Las oligarquías económicas de Chile, y las de siempre en la historia, creen que su progreso particular representa el bienestar de todos; piensan que las bondades de sus propios negocios engloban el progreso global de la sociedad. Este error de visión, conduce a extremosas situaciones que derivan indefectiblemente en crisis, como ya lo hemos comprobado en la historia reciente, donde más de 40 crisis se ensañan en las economías capitalistas del orbe, en menos de tres décadas.
El desarrollo es diferente cualitativamente al crecimiento económico. Se puede crecer de manera deforme, en cambio el desarrollo es necesariamente armonioso, balanceado, equitativo y progresista.
Nuestros políticos han adoptado la estrategia equivocada. Sin un ápice de juicio crítico se sumergen en un transitar sin metas ni condiciones. El “business” parece ser el único referente, aunque tales empresas sean callejones sin salida, como tantas veces nos ha enseñado con sus frustraciones la historia contemporánea.
Definitivamente se nos ha aplicado la jaula de hierro de un modelo indeseable, injusto, abusivo y obtuso. Basado en un mito de modernidad globalista que, en realidad, no conforma más que una mascarada par esconder la oquedad de ideas, el vacío de sentido histórico, y ceguera ante una realidad que trafica sus éxitos por otra dimensión y en otro carril.
Representamos un conservadorismo ultramontano, de una extemporaneidad apasionada y de una lógica de subsuelo. Este gamonalismo social que sufrimos, parece incomprensible para cualquier sociedad medianamente sensata; la arbitrariedad del dinero y lo fáctico ya hacen escuela, conforman academia e integran los libretos de nuestra cultura televisada. La corrupción se carnavaliza y la honestidad se repliega ante el espanto de lo infructuoso y lo absurdo.

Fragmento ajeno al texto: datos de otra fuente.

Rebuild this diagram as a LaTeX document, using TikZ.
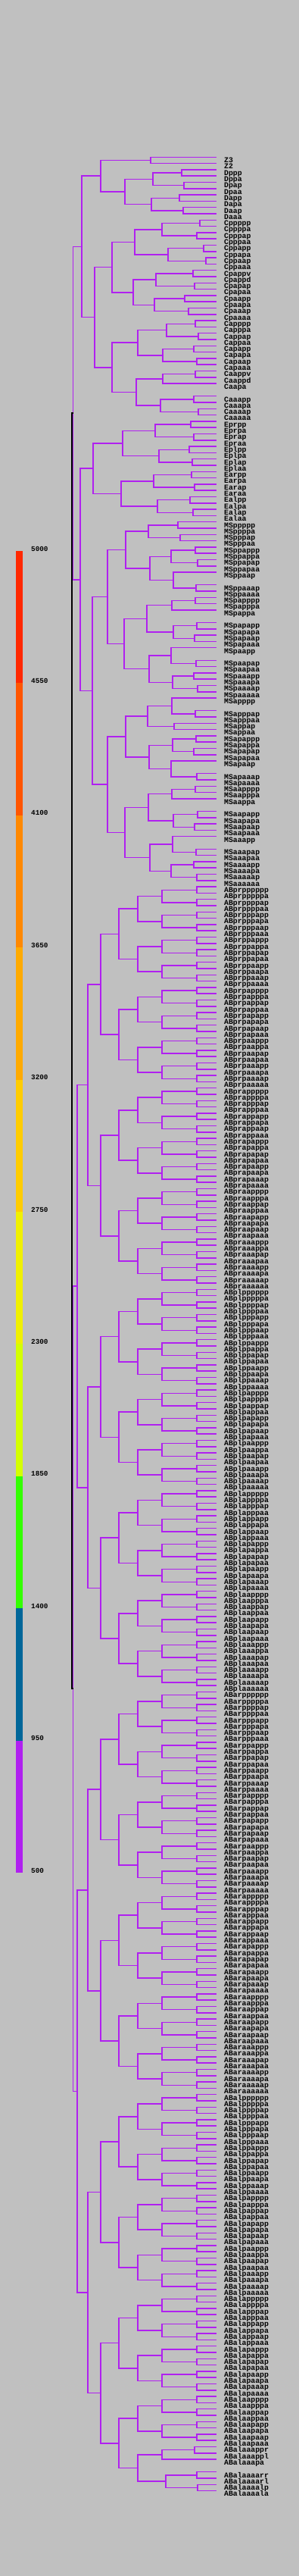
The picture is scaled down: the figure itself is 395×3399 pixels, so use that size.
\documentclass[tikz,border=0pt]{standalone}
\usepackage{fontspec}
\setmonofont{Liberation Mono}
\usetikzlibrary{calc}

\definecolor{bggrey}{RGB}{192,192,192}
\definecolor{cellline}{RGB}{176,32,240}
\definecolor{lev1}{RGB}{255,40,0}
\definecolor{lev2}{RGB}{255,85,0}
\definecolor{lev3}{RGB}{255,136,0}
\definecolor{lev4}{RGB}{255,170,0}
\definecolor{lev5}{RGB}{255,204,0}
\definecolor{lev6}{RGB}{240,240,0}
\definecolor{lev7}{RGB}{212,255,0}
\definecolor{lev8}{RGB}{51,255,0}
\definecolor{lev9}{RGB}{0,102,153}
\definecolor{lev10}{RGB}{176,32,240}

% one slot per terminal cell, top to bottom
\newcount\slotno
\newcommand\leaf[1]{%
  \pgfmathsetmacro\ly{-207.3-8.3*\the\slotno}%
  \coordinate (#1) at (286,\ly);
  \node[cellname] (n-#1) at (296,\ly-7.3) {#1};
  \global\advance\slotno by 1\relax}
\newcommand\blankslot{\global\advance\slotno by 1\relax}
\def\nocell{-}
\newcommand\leafrow[1]{\foreach \nm in {#1}{\ifx\nm\nocell\blankslot\else\leaf{\nm}\fi}}
% mother cell between two daughters, x = time of division
\newcommand\cell[5][branch]{%
  \path let \p1=(#4), \p2=(#5) in coordinate (#2) at (#3,{(\y1+\y2)/2});
  \draw[#1] (#4) -| (#2) |- (#5);}
\newcommand\pa[2]{\cell{#1}{#2}{#1p}{#1a}}

\begin{document}
\begin{tikzpicture}[x=1pt,y=1pt,
  branch/.style={draw=cellline,line width=1.5pt},
  rootline/.style={draw=black,line width=2pt},
  cellname/.style={anchor=base west,inner sep=0pt,font=\ttfamily\bfseries\fontsize{9.8}{10}\selectfont},
  scalelbl/.style={anchor=base west,inner sep=0pt,font=\ttfamily\bfseries\fontsize{9.3}{10}\selectfont}]

\fill[bggrey] (0,0) rectangle (395,-3399);

% colour scale
\foreach \k/\shade in {0/lev1,1/lev2,2/lev3,3/lev4,4/lev5,5/lev6,6/lev7,7/lev8,8/lev9,9/lev10}
  \fill[\shade] (21,{-727-174.4*\k}) rectangle (30,{-727-174.4*(\k+1)});
\foreach \k/\val in {0/5000,1/4550,2/4100,3/3650,4/3200,5/2750,6/2300,7/1850,8/1400,9/950,10/500}
  \node[scalelbl] (s\val) at (41,{-727-174.4*\k}) {\val};

% terminal cells
\leafrow{Z3,Z2,Dppp,Dppa,Dpap,Dpaa,Dapp,Dapa,Daap,Daaa,%
Cppppp,Cppppa,Cpppap,Cpppaa,Cppapp,Cppapa,Cppaap,Cppaaa,%
Cpappv,Cpappd,Cpapap,Cpapaa,Cpaapp,Cpaapa,Cpaaap,Cpaaaa,%
Capppp,Capppa,Cappap,Cappaa,Capapp,Capapa,Capaap,Capaaa,%
Caappv,Caappd,Caapa,-,Caaapp,Caaapa,Caaaap,Caaaaa,%
Eprpp,Eprpa,Eprap,Epraa,Eplpp,Eplpa,Eplap,Eplaa,%
Earpp,Earpa,Earap,Earaa,Ealpp,Ealpa,Ealap,Ealaa,%
MSppppp,MSppppa,MSpppap,MSpppaa,MSppappp,MSppappa,MSppapap,MSppapaa,%
MSppaap,-,MSppaaap,MSppaaaa,MSpapppp,MSpapppa,MSpappa,-,%
MSpapapp,MSpapapa,MSpapaap,MSpapaaa,MSpaapp,-,MSpaapap,MSpaapaa,%
MSpaaapp,MSpaaapa,MSpaaaap,MSpaaaaa,MSapppp,-,MSapppap,MSapppaa,%
MSappap,MSappaa,MSapappp,MSapappa,MSapapap,MSapapaa,MSapaap,-,%
MSapaaap,MSapaaaa,MSaapppp,MSaapppa,MSaappa,-,MSaapapp,MSaapapa,%
MSaapaap,MSaapaaa,MSaaapp,-,MSaaapap,MSaaapaa,MSaaaapp,MSaaaapa,%
MSaaaaap,MSaaaaaa}
\foreach \grp in {ABpr,ABpl,ABar}{%
  \foreach \tri in {ppp,ppa,pap,paa,app,apa,aap,aaa}{%
    \foreach \trb in {ppp,ppa,pap,paa,app,apa,aap,aaa}{\leaf{\grp\tri\trb}}}}
\foreach \tri in {ppp,ppa,pap,paa,app,apa,aap}{%
  \foreach \trb in {ppp,ppa,pap,paa,app,apa,aap,aaa}{\leaf{ABal\tri\trb}}}
\leafrow{ABalaaappr,ABalaaappl,ABalaaapa,-,ABalaaaarr,ABalaaaarl,ABalaaaalp,ABalaaaala}

% P1 lineage
\cell{P4}{199}{Z3}{Z2}
\pa{Dpp}{240}\pa{Dpa}{243}\pa{Dp}{202}\pa{Dap}{237}\pa{Daa}{242}\pa{Da}{200}\pa{D}{165}
\cell{P3}{133}{P4}{D}
\pa{Cpppp}{264}\pa{Cpppa}{260}\pa{Cppp}{214}
\pa{Cppap}{269}\pa{Cppaa}{272}\pa{Cppa}{222}\pa{Cpp}{178}
\cell{Cpapp}{255}{Cpappv}{Cpappd}\pa{Cpapa}{257}\pa{Cpap}{206}
\pa{Cpaap}{244}\pa{Cpaaa}{249}\pa{Cpaa}{204}\pa{Cpa}{176}\pa{Cp}{148}
\pa{Cappp}{258}\pa{Cappa}{262}\pa{Capp}{220}
\pa{Capap}{256}\pa{Capaa}{260}\pa{Capa}{215}\pa{Cap}{182}
\cell{Caapp}{258}{Caappv}{Caappd}\pa{Caap}{215}
\pa{Caaap}{256}\pa{Caaaa}{262}\pa{Caaa}{212}\pa{Caa}{180}\pa{Ca}{148}\pa{C}{125}
\cell{P2}{108}{P3}{C}
\pa{Eprp}{252}\pa{Epra}{256}\pa{Epr}{205}\pa{Eplp}{250}\pa{Epla}{254}\pa{Epl}{210}
\cell{Ep}{162}{Epr}{Epl}
\pa{Earp}{253}\pa{Eara}{257}\pa{Ear}{203}\pa{Ealp}{251}\pa{Eala}{255}\pa{Eal}{208}
\cell{Ea}{160}{Ear}{Eal}\pa{E}{123}
\pa{MSpppp}{235}\pa{MSpppa}{238}\pa{MSppp}{196}
\pa{MSppapp}{258}\pa{MSppapa}{261}\pa{MSppap}{226}
\pa{MSppaaa}{259}\pa{MSppaa}{229}\pa{MSppa}{198}\pa{MSpp}{166}
\pa{MSpappp}{258}\pa{MSpapp}{227}\pa{MSpapap}{260}\pa{MSpapaa}{257}\pa{MSpapa}{229}\pa{MSpap}{194}
\pa{MSpaapa}{259}\pa{MSpaap}{226}\pa{MSpaaap}{256}\pa{MSpaaaa}{261}\pa{MSpaaa}{228}\pa{MSpaa}{197}
\pa{MSpa}{164}\pa{MSp}{142}
\pa{MSapppa}{258}\pa{MSappp}{227}\pa{MSappa}{230}\pa{MSapp}{195}
\pa{MSapapp}{259}\pa{MSapapa}{256}\pa{MSapap}{228}\pa{MSapaaa}{260}\pa{MSapaa}{226}\pa{MSapa}{197}
\pa{MSap}{166}
\pa{MSaappp}{258}\pa{MSaapp}{227}\pa{MSaapap}{261}\pa{MSaapaa}{257}\pa{MSaapa}{229}\pa{MSaap}{196}
\pa{MSaaapa}{259}\pa{MSaaap}{228}\pa{MSaaaap}{256}\pa{MSaaaaa}{260}\pa{MSaaaa}{226}\pa{MSaaa}{198}
\pa{MSaa}{165}\pa{MSa}{142}\pa{MS}{122}
\cell{EMS}{106}{E}{MS}
\cell{P1}{96.5}{P2}{EMS}

% AB lineage
\cell{ABalaaapp}{257}{ABalaaappr}{ABalaaappl}
\cell{ABalaaap}{214}{ABalaaapp}{ABalaaapa}
\cell{ABalaaaar}{260}{ABalaaaarr}{ABalaaaarl}
\cell{ABalaaaal}{261}{ABalaaaalp}{ABalaaaala}
\cell{ABalaaaa}{219}{ABalaaaar}{ABalaaaal}
\def\lastbranch{ABalaaa}
\foreach \grp in {ABpr,ABpl,ABar,ABal}{%
  \foreach \tri in {ppp,ppa,pap,paa,app,apa,aap,aaa}{%
    \edef\here{\grp\tri}%
    \ifx\here\lastbranch\else
      \foreach \duo in {pp,pa,ap,aa}{\pa{\grp\tri\duo}{260}}%
      \pa{\grp\tri p}{214}\pa{\grp\tri a}{214}%
    \fi
    \pa{\grp\tri}{182}}%
  \foreach \duo in {pp,pa,ap,aa}{\pa{\grp\duo}{157}}%
  \pa{\grp p}{133}\pa{\grp a}{133}%
  \pa{\grp}{116}}
\cell{ABp}{102}{ABpr}{ABpl}
\cell{ABa}{102}{ABar}{ABal}
\pa{AB}{96.5}

\cell[rootline]{P0}{95}{P1}{AB}
\end{tikzpicture}
\end{document}
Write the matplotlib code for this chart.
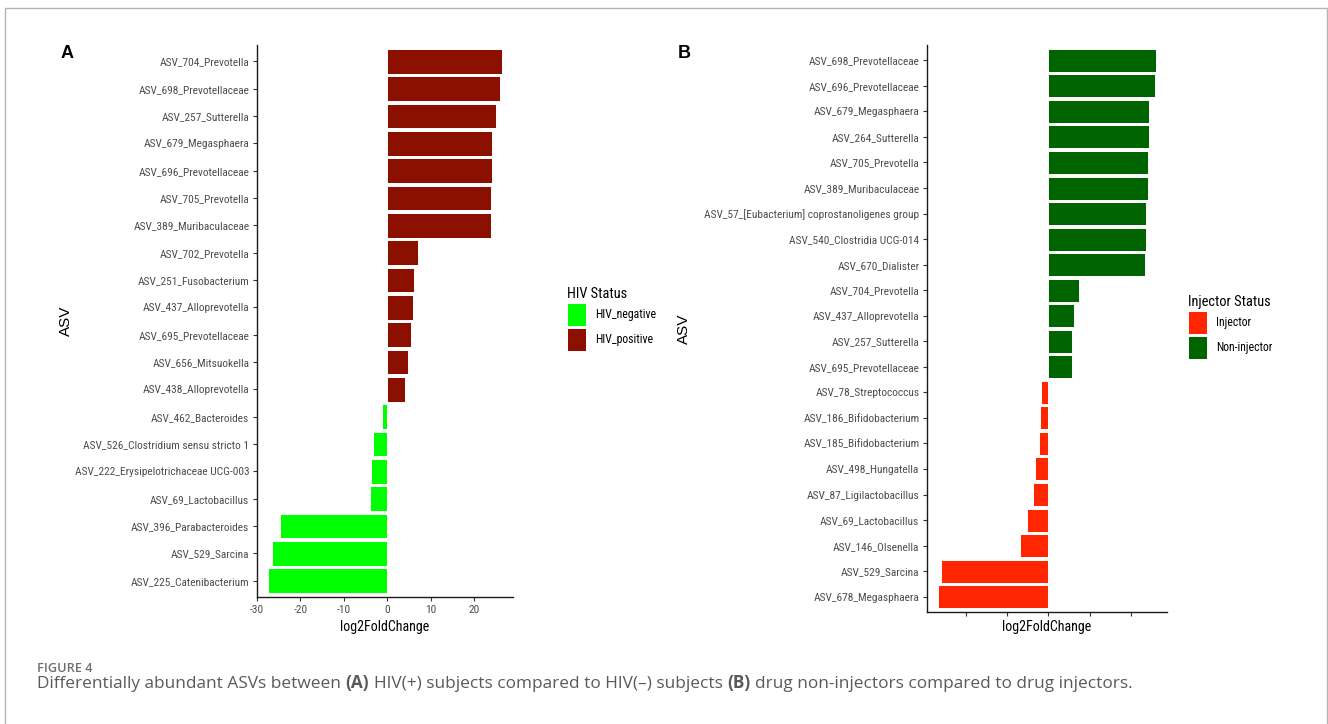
import matplotlib
matplotlib.use("Agg")
import matplotlib.pyplot as plt
from matplotlib import font_manager
from matplotlib.font_manager import FontProperties
from matplotlib.patches import Patch, Rectangle
from matplotlib.transforms import IdentityTransform
import numpy as np

# Panel A: HIV(+) vs HIV(-), listed top to bottom
asv_a = [
    "ASV_704_Prevotella", "ASV_698_Prevotellaceae", "ASV_257_Sutterella",
    "ASV_679_Megasphaera", "ASV_696_Prevotellaceae", "ASV_705_Prevotella",
    "ASV_389_Muribaculaceae", "ASV_702_Prevotella", "ASV_251_Fusobacterium",
    "ASV_437_Alloprevotella", "ASV_695_Prevotellaceae", "ASV_656_Mitsuokella",
    "ASV_438_Alloprevotella", "ASV_462_Bacteroides",
    "ASV_526_Clostridium sensu stricto 1",
    "ASV_222_Erysipelotrichaceae UCG-003", "ASV_69_Lactobacillus",
    "ASV_396_Parabacteroides", "ASV_529_Sarcina", "ASV_225_Catenibacterium",
]
lfc_a = [26.5, 25.9, 25.1, 24.2, 24.1, 24.0, 24.0, 7.0, 6.2, 5.9, 5.6, 4.9,
         4.2, -1.1, -3.2, -3.8, -4.0, -24.6, -26.5, -27.4]
status_a = ["HIV_positive"] * 13 + ["HIV_negative"] * 7

# Panel B: non-injectors vs injectors, listed top to bottom
asv_b = [
    "ASV_698_Prevotellaceae", "ASV_696_Prevotellaceae", "ASV_679_Megasphaera",
    "ASV_264_Sutterella", "ASV_705_Prevotella", "ASV_389_Muribaculaceae",
    "ASV_57_[Eubacterium] coprostanoligenes group",
    "ASV_540_Clostridia UCG-014", "ASV_670_Dialister", "ASV_704_Prevotella",
    "ASV_437_Alloprevotella", "ASV_257_Sutterella", "ASV_695_Prevotellaceae",
    "ASV_78_Streptococcus", "ASV_186_Bifidobacterium",
    "ASV_185_Bifidobacterium", "ASV_498_Hungatella",
    "ASV_87_Ligilactobacillus", "ASV_69_Lactobacillus", "ASV_146_Olsenella",
    "ASV_529_Sarcina", "ASV_678_Megasphaera",
]
lfc_b = [26.1, 25.8, 24.3, 24.3, 24.2, 24.1, 23.7, 23.5, 23.3, 7.5, 6.3, 5.7,
         5.7, -1.8, -2.0, -2.3, -3.2, -3.8, -5.2, -6.8, -25.9, -26.7]
status_b = ["Non-injector"] * 13 + ["Injector"] * 9

x_ticks = [-30, -20, -10, 0, 10, 20]

W, H = 1328, 724


def pick_font(names):
    for name in names:
        try:
            font_manager.findfont(name, fallback_to_default=False)
            return name
        except Exception:
            pass
    return "DejaVu Sans"


def find_narrow_file():
    # prefer a real narrow / condensed sans face if one is installed
    wanted = ["Liberation Sans Narrow", "Arial Narrow", "Roboto Condensed",
              "Open Sans Condensed", "Noto Sans Condensed", "DejaVu Sans Condensed"]
    faces = font_manager.fontManager.ttflist
    for name in wanted:
        for f in faces:
            if f.name == name and f.style == "normal" and f.weight in (400, "normal", "regular"):
                return f.fname
    for f in faces:
        if (f.stretch in ("condensed", "semi-condensed") and f.style == "normal"
                and "Mono" not in f.name and "Serif" not in f.name
                and f.weight in (400, "normal", "regular")):
            return f.fname
    return None


SANS = pick_font(["Liberation Sans", "Arial", "DejaVu Sans"])
CAPTION = pick_font(["Open Sans", "Noto Sans", "DejaVu Sans"])
narrow_file = find_narrow_file()


def fx(x):
    return x / W


def fy(y):
    return 1 - y / H


fig = plt.figure(figsize=(W / 100, H / 100), dpi=100)
fig.patch.set_facecolor("white")
fig.canvas.draw()
renderer = fig.canvas.get_renderer()


def base_props(size):
    if narrow_file:
        return FontProperties(fname=narrow_file, size=size)
    return FontProperties(family=SANS, size=size)


# the reference text is horizontally compact: calibrate size on a known label width
probe = fig.text(0, 0, "ASV_704_Prevotella", fontproperties=base_props(8.7))
scale = min(1.0, 90.0 / probe.get_window_extent(renderer).width)
probe.remove()


def nfont(size):
    return base_props(size * scale)


def add_axes_px(left, top, right, bottom):
    return fig.add_axes([fx(left), fy(bottom), (right - left) / W, (bottom - top) / H])


def draw_panel(ax, names, vals, status, colors, xlim, ticks, show_labels):
    n = len(names)
    ypos = np.arange(n)[::-1]
    ax.barh(ypos, vals, height=0.9, color=[colors[s] for s in status],
            edgecolor="white", linewidth=0.7)
    ax.set_ylim(-0.6, n - 0.4)
    ax.set_xlim(*xlim)
    ax.set_yticks(ypos)
    ax.set_yticklabels(names, fontproperties=nfont(8.7), color="#4D4D4D")
    ax.set_xticks(ticks)
    if show_labels:
        ax.set_xticklabels([str(t) for t in ticks], fontproperties=nfont(8.7),
                           color="#4D4D4D")
    else:
        ax.set_xticklabels([])
    for side in ["top", "right"]:
        ax.spines[side].set_visible(False)
    for side in ["left", "bottom"]:
        ax.spines[side].set_linewidth(1.0)
        ax.spines[side].set_color("#1A1A1A")
    ax.tick_params(axis="both", length=3, width=0.8, color="#333333", pad=2.5)


# outer frame of the figure page
fig.patches.append(Rectangle((fx(4.5), -0.05), fx(1327) - fx(4.5), fy(7.5) + 0.05,
                             transform=fig.transFigure, fill=False,
                             edgecolor="#B5B5B5", linewidth=1.0))

colors_a = {"HIV_negative": "#00FF00", "HIV_positive": "#8B1000"}
colors_b = {"Injector": "#FF2600", "Non-injector": "#006400"}

ax_a = add_axes_px(257, 45, 513, 597)
draw_panel(ax_a, asv_a, lfc_a, status_a, colors_a, (-30, 29), x_ticks, True)

ax_b = add_axes_px(927, 45, 1167, 612)
draw_panel(ax_b, asv_b, lfc_b, status_b, colors_b, (-29.4, 28.7), x_ticks[1:], False)

# axis titles
for xc in [385, 1047]:
    fig.text(fx(xc), fy(627), "log2FoldChange", fontproperties=nfont(10.7),
             ha="center", va="center")
fig.text(fx(66), fy(321), "ASV", fontfamily=SANS, fontsize=11, rotation=90,
         ha="center", va="center")
fig.text(fx(684), fy(329), "ASV", fontfamily=SANS, fontsize=11, rotation=90,
         ha="center", va="center")

# panel letters
fig.text(fx(67), fy(53.5), "A", fontfamily=SANS, fontsize=13, fontweight="bold",
         ha="center", va="center")
fig.text(fx(684), fy(53.5), "B", fontfamily=SANS, fontsize=13, fontweight="bold",
         ha="center", va="center")

# legends
leg_fp = nfont(9)
leg_px = leg_fp.get_size_in_points() * 100 / 72
hh = (23.5 / leg_px - 0.245) / 0.65
for title, colors, order, (lx, ly) in [
    ("HIV Status", colors_a, ["HIV_negative", "HIV_positive"], (567, 287)),
    ("Injector Status", colors_b, ["Injector", "Non-injector"], (1188, 295)),
]:
    handles = [Patch(facecolor=colors[k], edgecolor="white", linewidth=0.7, label=k)
               for k in order]
    leg = fig.legend(handles=handles, title=title, loc="upper left",
                     bbox_to_anchor=(fx(lx), fy(ly)), frameon=False,
                     borderpad=0, borderaxespad=0,
                     prop=leg_fp, title_fontproperties=nfont(11),
                     handlelength=19.0 / leg_px, handleheight=hh,
                     handletextpad=9.0 / leg_px, labelspacing=1.5 / leg_px)
    leg._legend_box.align = "left"

# caption
fig.text(fx(37), fy(668), "FIGURE 4", fontfamily=CAPTION, fontsize=9.2,
         fontweight="semibold", color="#6E6E6E", va="center", ha="left")

pieces = [
    ("Differentially abundant ASVs between", "normal"),
    ("(A)", "bold"),
    ("HIV(+) subjects compared to HIV(\u2013) subjects", "normal"),
    ("(B)", "bold"),
    ("drug non-injectors compared to drug injectors.", "normal"),
]
cap_size = 12.4
probe1 = fig.text(0, 0, "xx", fontfamily=CAPTION, fontsize=cap_size)
probe2 = fig.text(0, 0, "x x", fontfamily=CAPTION, fontsize=cap_size)
space_w = probe2.get_window_extent(renderer).width - probe1.get_window_extent(renderer).width
probe1.remove()
probe2.remove()

x = 37.0
base_y = H - 688
for txt, weight in pieces:
    t = fig.text(x, base_y, txt, fontfamily=[CAPTION, "DejaVu Sans"], fontsize=cap_size,
                 fontweight=weight, color="#5A5A5A", va="baseline", ha="left",
                 transform=IdentityTransform())
    x += t.get_window_extent(renderer).width + space_w

fig.savefig("out.png", dpi=100, facecolor="white")
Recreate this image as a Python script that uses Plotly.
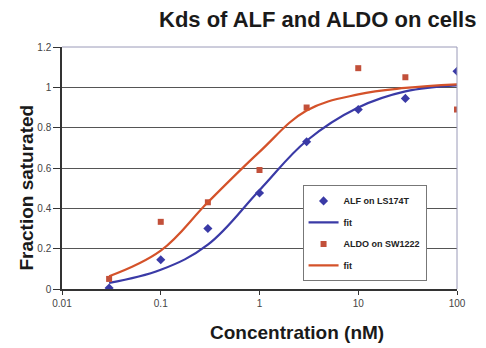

Esta decadencia prepotente, tantas veces ensayada como éxito meritorio, nos eleva a las alturas del ilusionismo para luego dejarnos caer en la cima de lo abismal y catastrófico.
Vivimos los tiempos más móviles de la historia humana, nuestra cultura cibernética nos obliga al desplazamiento rápido y oportuno. Sin embargo, el viento del futuro nos encuentra anclados al suelo de un pasado obstinado, amenazando desgarrar nuestras resistencias y arrastrarnos desmembrados hacia un destino en que ya no seremos reconocibles por nuestro despojos, dispersos y fragmentados.